Weak Governance Threatens JSE, NSE Relationship


By Goddy Egene, 06.01.2010 

 Indications emerged last weekend that the weak corporate governance in the Nigerian capital market is discouraging the Johannesburg Stock Exchange (JSE) Limited of South Africa from partnering with the Nigerian Stock Exchange (NSE) and quoted companies.


As part of its long-term strategies to promote the growth of capital markets in Africa, the JSE in February 2009 launched the African Board. But Business Development Manager, Africa Desk, JSE, Mr. Geoff Musekiwa, told THISDAY last July that they were eyeing some companies in Nigeria to list on Africa's biggest bourse. Oando Plc is the only Nigerian firm that is currently listed on the main board of the JSE Limited while Pinnacle Point Group is the only South African firm listed on the NSE.


However, prospects of more Nigerian firms listing on the JSE appears slim following issues of corporate governance raised by the Chief Executive Officer of JSE Limited, Mr. Russell Loubser. Reuters quoted Loubser as admitting looking towards having a robust relationship with the NSE and quoted companies but complained about poor corporate governance.

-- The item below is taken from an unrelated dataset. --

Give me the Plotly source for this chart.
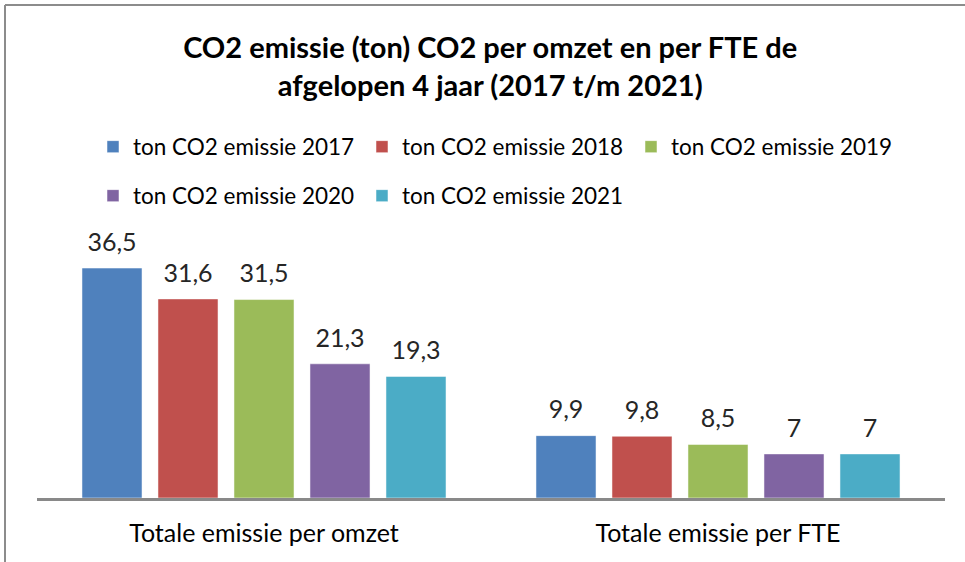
import plotly.graph_objects as go

categories = ["Totale emissie per omzet", "Totale emissie per FTE"]
series_names = ["ton CO2 emissie 2017", "ton CO2 emissie 2018", "ton CO2 emissie 2019",
                "ton CO2 emissie 2020", "ton CO2 emissie 2021"]
values_2017 = [36.5, 9.9]
values_2018 = [31.6, 9.8]
values_2019 = [31.5, 8.5]
values_2020 = [21.3, 7.0]
values_2021 = [19.3, 7.0]
colors = ["#4F81BD", "#C0504D", "#9BBB59", "#8064A2", "#4BACC6"]

all_values = [values_2017, values_2018, values_2019, values_2020, values_2021]

W, H = 965, 562
L, R, T, B = 37, 20, 246, 64
FONT = "Lato, 'Open Sans', sans-serif"
BARGAP = 0.163


def fmt(v):
    return ("%g" % v).replace(".", ",")


fig = go.Figure()
for i, (name, vals, col) in enumerate(zip(series_names, all_values, colors)):
    fig.add_trace(go.Bar(
        x=categories, y=vals, name=name,
        marker=dict(color=col, line=dict(color="rgba(255,255,255,0.5)", width=1)),
        legend="legend" if i < 3 else "legend2",
        hoverinfo="skip",
    ))
for i, vals in enumerate(all_values):
    fig.add_trace(go.Scatter(
        x=categories, y=vals, mode="text+markers",
        marker=dict(size=16, opacity=0, color="white"),
        text=[fmt(v) for v in vals], textposition="top center",
        textfont=dict(size=25, color="#262626", family=FONT),
        showlegend=False, cliponaxis=False, hoverinfo="skip",
    ))

# border lines (paper coords)
pw, ph = W - L - R, H - T - B


def px2x(px):
    return (px - L) / pw


def py2y(py):
    return (H - B - py) / ph


border = dict(color="#8C8C8C", width=2)
shapes = [
    dict(type="line", xref="paper", yref="paper", x0=px2x(5), x1=px2x(965), y0=py2y(5), y1=py2y(5), line=border),
    dict(type="line", xref="paper", yref="paper", x0=px2x(5), x1=px2x(5), y0=py2y(5), y1=py2y(562), line=border),
]

legend_common = dict(
    orientation="h", xref="container", yref="container", xanchor="left", yanchor="middle",
    font=dict(size=22.5, family=FONT, color="#000000"), entrywidth=224, entrywidthmode="pixels",
    bgcolor="rgba(0,0,0,0)", traceorder="normal", itemclick=False,
)

fig.update_layout(
    width=W, height=H,
    margin=dict(l=L, r=R, t=T, b=B, pad=0),
    paper_bgcolor="white", plot_bgcolor="white",
    separators=",.",
    barmode="group", bargap=BARGAP, bargroupgap=0.21,
    scattermode="group", scattergap=BARGAP,
    title=dict(
        text="<b>CO2 emissie (ton) CO2 per omzet en per FTE de<br>afgelopen 4 jaar (2017 t/m 2021)</b>",
        x=0.508, xanchor="center", xref="container", y=1 - 58 / H, yanchor="middle", yref="container",
        font=dict(size=29, family=FONT, color="#000000"),
    ),
    showlegend=True,
    legend=dict(x=(107 - 14) / W, y=1 - 147 / H, **legend_common),
    legend2=dict(x=(107 - 14) / W, y=1 - 196 / H, **legend_common),
    xaxis=dict(showline=True, linecolor="#898989", linewidth=2.5, ticks="", showgrid=False,
               tickfont=dict(size=25, family=FONT, color="#000000"), ticklabelstandoff=11),
    yaxis=dict(range=[0, 40], showgrid=False, zeroline=False, showticklabels=False, showline=False),
    shapes=shapes,
)

fig.write_html("out.html", config={"displayModeBar": False},
               post_script="document.body.style.margin='0px';")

After calling off a deal to buy a strategic stake in the Mauritius Stock Exchange last March, Reuters asked Loubser other plans they had in mind - including looking into Nigeria's way.  And he said: "There are possibilities there and Nigeria is too big to ignore but at the same time Nigeria has a lot to do about things like corporate governance. We will continue to look at that part of the market but it is not without its dangers."Musekiwa had last July told THISDAY that discussions were on with many companies across the continent to patronise the African Board in order to enjoy the attendant benefits.


“We have been to Nigeria, had discussions with regulators, operators and companies. We are hoping to get some listing from Nigeria. Oando Plc that is listed on the JSE has enjoyed tremendous exposure and we believe more Nigerian firms should have access to the JSE for more exposure,” he said.He said that the African Board has been developed to attract foreign capital to the African market, by allowing investors access to the very exciting opportunities that exist in Africa. During the launch of the African Board in 2009, Executive Head for Africa at JSE Limited, Maureen Dlamini, said it will list only African companies. She said: “Foreign investors approached the JSE looking for ways to diversify their portfolios and the African Board is a response to that expressed need.”


She listed the benefits of getting listed on the African Board to include increased trading hours and greater exposure, increased liquidity (which is attractive to foreign investors); improved product offering, strategic positioning for the rest of Africa as well as  the favourable listing  requirements, fees and obligations. Analysts said that given the reservations of Loubser, Nigerian companies wishing to take advantage of these benefits by listing on the JSE may be denied the opportunity.The analysts said that the JSE Limited boss may have been referring to some of the    issues brought out by the last special audit of banks by the Central Bank of Nigeria (CBN) which uncovered insider dealings and huge toxic assets.


However, as part of efforts to address the weak corporate governance in the capital market, the Securities and Exchange Commission (SEC) is currently exposing the report of a special committee   on corporate governance that was set up in 2008. The report was submitted last year and it is being exposed by the Commission to stakeholders for their contributions before its implementation.